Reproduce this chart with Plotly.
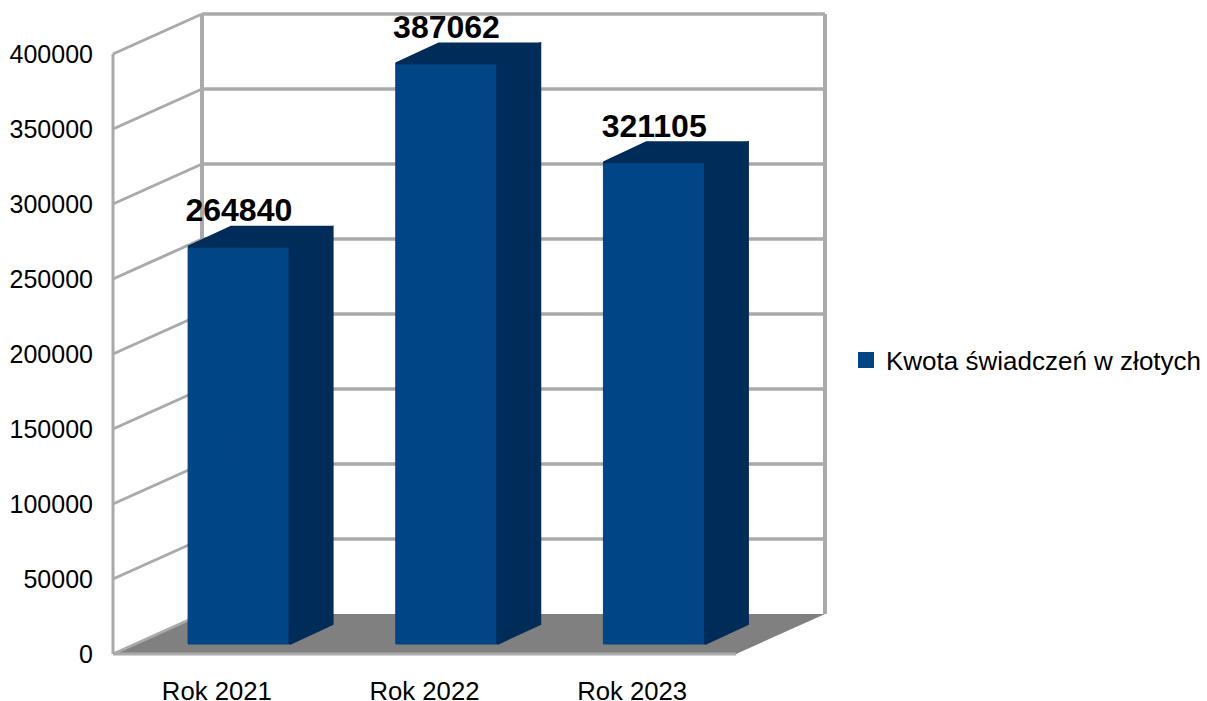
import plotly.graph_objects as go

categories = ["Rok 2021", "Rok 2022", "Rok 2023"]
values = [264840, 387062, 321105]
series_name = "Kwota świadczeń w złotych"
y_ticks = [0, 50000, 100000, 150000, 200000, 250000, 300000, 350000, 400000]

FRONT = "#004586"
DARK = "#002c59"
GRID = "#aaaaaa"
FLOOR = "#808080"
FONT = "Liberation Sans"

W, H = 1207, 701
PLOT_L, PLOT_R, PLOT_T, PLOT_B = 108, 830, 10, 658   # plot area in page px
ZERO_PX, LEFT_PX = 654, 113
X_UNIT = (736 - 113) / 3      # px per category
Y_UNIT = 600 / 400000         # px per value


def px_x(p):
    return p / X_UNIT


def px_y(p):
    return p / Y_UNIT


# depth offsets, in axis units
DX, DY = px_x(89), px_y(40)
BAR_DX1, BAR_DY1 = px_x(22), px_y(10)
BAR_DX2, BAR_DY2 = px_x(65), px_y(30)
BAR_W = px_x(101.5)
LABEL_DROP = px_y(2.5)

pos = list(range(len(categories)))
x_lo = -0.5
x_hi = x_lo + 3
y_top = y_ticks[-1]

fig = go.Figure()

# bars: front faces
fig.add_trace(go.Bar(
    x=[p + BAR_DX1 for p in pos], y=values, base=[BAR_DY1] * len(values),
    width=BAR_W, marker=dict(color=FRONT, line=dict(color=FRONT, width=1)),
    showlegend=False, hoverinfo="skip"))

# bars: side and top faces
for p, v in zip(pos, values):
    x1 = p + BAR_DX1 - BAR_W / 2
    x2 = p + BAR_DX1 + BAR_W / 2
    d = BAR_DX2 - BAR_DX1
    side_x = [x2, x2, x2 + d, x2 + d, x2]
    side_y = [BAR_DY1, v + BAR_DY1, v + BAR_DY2, BAR_DY2, BAR_DY1]
    top_x = [x1, x2, x2 + d, x1 + d, x1]
    top_y = [v + BAR_DY1, v + BAR_DY1, v + BAR_DY2, v + BAR_DY2, v + BAR_DY1]
    for xs, ys in ((side_x, side_y), (top_x, top_y)):
        fig.add_trace(go.Scatter(
            x=xs, y=ys, mode="lines", fill="toself", fillcolor=DARK,
            line=dict(color=DARK, width=2), showlegend=False,
            hoverinfo="skip", cliponaxis=False))

# data labels
fig.add_trace(go.Scatter(
    x=[p + BAR_DX1 for p in pos], y=[v + BAR_DY2 - LABEL_DROP for v in values],
    mode="text", text=[str(v) for v in values], textposition="top center",
    textfont=dict(family=FONT, size=32, color="#000000"),
    texttemplate="<b>%{text}</b>", showlegend=False, hoverinfo="skip",
    cliponaxis=False))

# legend entry: one marker sitting inside the first front face, same colour
fig.add_trace(go.Scatter(
    x=[pos[0] + BAR_DX1], y=[values[0] / 2], mode="markers", name=series_name,
    marker=dict(symbol="square", size=16, color=FRONT), hoverinfo="skip"))

# walls and floor
shapes = [dict(
    type="path", layer="below", xref="x", yref="y", line=dict(width=0),
    fillcolor=FLOOR,
    path=f"M{x_lo},0 L{x_lo + DX},{DY} L{x_hi + DX},{DY} L{x_hi},0 Z")]


def seg(x0, y0, x1, y1, w=3):
    shapes.append(dict(type="line", layer="below", xref="x", yref="y",
                       x0=x0, y0=y0, x1=x1, y1=y1,
                       line=dict(color=GRID, width=w)))


for t in y_ticks:
    seg(x_lo, t, x_lo + DX, t + DY, 3)
    if t > 0:
        seg(x_lo + DX, t + DY, x_hi + DX, t + DY, 3.5)
seg(x_lo, 0, x_hi, 0, 3)
seg(x_lo, 0, x_lo, y_top, 3)
seg(x_lo + DX, DY, x_lo + DX, y_top + DY, 4)
seg(x_hi + DX, DY, x_hi + DX, y_top + DY, 4)

fig.update_layout(
    width=W, height=H, paper_bgcolor="white", plot_bgcolor="white",
    margin=dict(l=PLOT_L, r=W - PLOT_R, t=PLOT_T, b=H - PLOT_B, pad=0, autoexpand=False),
    font=dict(family=FONT, size=25, color="#000000"),
    shapes=shapes, hovermode=False, barmode="overlay",
    legend=dict(x=846 / W, xref="container", y=1 - 360 / H, yref="container",
                yanchor="middle", xanchor="left",
                font=dict(family=FONT, size=26), itemsizing="trace",
                bgcolor="rgba(0,0,0,0)", borderwidth=0),
    xaxis=dict(
        domain=[0, 1],
        range=[x_lo - (LEFT_PX - PLOT_L) / X_UNIT, x_lo + (PLOT_R - LEFT_PX) / X_UNIT],
        tickmode="array", tickvals=pos, ticktext=categories,
        showgrid=False, zeroline=False, showline=False, ticks="",
        ticklabelstandoff=15, tickfont=dict(family=FONT, size=25.7)),
    yaxis=dict(
        domain=[0, 1],
        range=[-(PLOT_B - ZERO_PX) / Y_UNIT, (ZERO_PX - PLOT_T) / Y_UNIT],
        tickmode="array", tickvals=y_ticks, ticktext=[str(t) for t in y_ticks],
        showgrid=False, zeroline=False, showline=False, ticks="",
        ticklabelstandoff=14, tickfont=dict(family=FONT, size=25)),
)

fig.write_html("out.html", config={"displayModeBar": False},
               post_script="document.body.style.margin='0';")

**WHAT IS REQUIRED**
Every line of the data above should be quoted exactly. Omit the pictures.

**RESULT OF THIS TASK**
Reproduce this chart with Plotly.
import plotly.graph_objects as go

categories = ["Rok 2021", "Rok 2022", "Rok 2023"]
values = [264840, 387062, 321105]
series_name = "Kwota świadczeń w złotych"
y_ticks = [0, 50000, 100000, 150000, 200000, 250000, 300000, 350000, 400000]

FRONT = "#004586"
DARK = "#002c59"
GRID = "#aaaaaa"
FLOOR = "#808080"
FONT = "Liberation Sans"

W, H = 1207, 701
PLOT_L, PLOT_R, PLOT_T, PLOT_B = 108, 830, 10, 658   # plot area in page px
ZERO_PX, LEFT_PX = 654, 113
X_UNIT = (736 - 113) / 3      # px per category
Y_UNIT = 600 / 400000         # px per value


def px_x(p):
    return p / X_UNIT


def px_y(p):
    return p / Y_UNIT


# depth offsets, in axis units
DX, DY = px_x(89), px_y(40)
BAR_DX1, BAR_DY1 = px_x(22), px_y(10)
BAR_DX2, BAR_DY2 = px_x(65), px_y(30)
BAR_W = px_x(101.5)
LABEL_DROP = px_y(2.5)

pos = list(range(len(categories)))
x_lo = -0.5
x_hi = x_lo + 3
y_top = y_ticks[-1]

fig = go.Figure()

# bars: front faces
fig.add_trace(go.Bar(
    x=[p + BAR_DX1 for p in pos], y=values, base=[BAR_DY1] * len(values),
    width=BAR_W, marker=dict(color=FRONT, line=dict(color=FRONT, width=1)),
    showlegend=False, hoverinfo="skip"))

# bars: side and top faces
for p, v in zip(pos, values):
    x1 = p + BAR_DX1 - BAR_W / 2
    x2 = p + BAR_DX1 + BAR_W / 2
    d = BAR_DX2 - BAR_DX1
    side_x = [x2, x2, x2 + d, x2 + d, x2]
    side_y = [BAR_DY1, v + BAR_DY1, v + BAR_DY2, BAR_DY2, BAR_DY1]
    top_x = [x1, x2, x2 + d, x1 + d, x1]
    top_y = [v + BAR_DY1, v + BAR_DY1, v + BAR_DY2, v + BAR_DY2, v + BAR_DY1]
    for xs, ys in ((side_x, side_y), (top_x, top_y)):
        fig.add_trace(go.Scatter(
            x=xs, y=ys, mode="lines", fill="toself", fillcolor=DARK,
            line=dict(color=DARK, width=2), showlegend=False,
            hoverinfo="skip", cliponaxis=False))

# data labels
fig.add_trace(go.Scatter(
    x=[p + BAR_DX1 for p in pos], y=[v + BAR_DY2 - LABEL_DROP for v in values],
    mode="text", text=[str(v) for v in values], textposition="top center",
    textfont=dict(family=FONT, size=32, color="#000000"),
    texttemplate="<b>%{text}</b>", showlegend=False, hoverinfo="skip",
    cliponaxis=False))

# legend entry: one marker sitting inside the first front face, same colour
fig.add_trace(go.Scatter(
    x=[pos[0] + BAR_DX1], y=[values[0] / 2], mode="markers", name=series_name,
    marker=dict(symbol="square", size=16, color=FRONT), hoverinfo="skip"))

# walls and floor
shapes = [dict(
    type="path", layer="below", xref="x", yref="y", line=dict(width=0),
    fillcolor=FLOOR,
    path=f"M{x_lo},0 L{x_lo + DX},{DY} L{x_hi + DX},{DY} L{x_hi},0 Z")]


def seg(x0, y0, x1, y1, w=3):
    shapes.append(dict(type="line", layer="below", xref="x", yref="y",
                       x0=x0, y0=y0, x1=x1, y1=y1,
                       line=dict(color=GRID, width=w)))


for t in y_ticks:
    seg(x_lo, t, x_lo + DX, t + DY, 3)
    if t > 0:
        seg(x_lo + DX, t + DY, x_hi + DX, t + DY, 3.5)
seg(x_lo, 0, x_hi, 0, 3)
seg(x_lo, 0, x_lo, y_top, 3)
seg(x_lo + DX, DY, x_lo + DX, y_top + DY, 4)
seg(x_hi + DX, DY, x_hi + DX, y_top + DY, 4)

fig.update_layout(
    width=W, height=H, paper_bgcolor="white", plot_bgcolor="white",
    margin=dict(l=PLOT_L, r=W - PLOT_R, t=PLOT_T, b=H - PLOT_B, pad=0, autoexpand=False),
    font=dict(family=FONT, size=25, color="#000000"),
    shapes=shapes, hovermode=False, barmode="overlay",
    legend=dict(x=846 / W, xref="container", y=1 - 360 / H, yref="container",
                yanchor="middle", xanchor="left",
                font=dict(family=FONT, size=26), itemsizing="trace",
                bgcolor="rgba(0,0,0,0)", borderwidth=0),
    xaxis=dict(
        domain=[0, 1],
        range=[x_lo - (LEFT_PX - PLOT_L) / X_UNIT, x_lo + (PLOT_R - LEFT_PX) / X_UNIT],
        tickmode="array", tickvals=pos, ticktext=categories,
        showgrid=False, zeroline=False, showline=False, ticks="",
        ticklabelstandoff=15, tickfont=dict(family=FONT, size=25.7)),
    yaxis=dict(
        domain=[0, 1],
        range=[-(PLOT_B - ZERO_PX) / Y_UNIT, (ZERO_PX - PLOT_T) / Y_UNIT],
        tickmode="array", tickvals=y_ticks, ticktext=[str(t) for t in y_ticks],
        showgrid=False, zeroline=False, showline=False, ticks="",
        ticklabelstandoff=14, tickfont=dict(family=FONT, size=25)),
)

fig.write_html("out.html", config={"displayModeBar": False},
               post_script="document.body.style.margin='0';")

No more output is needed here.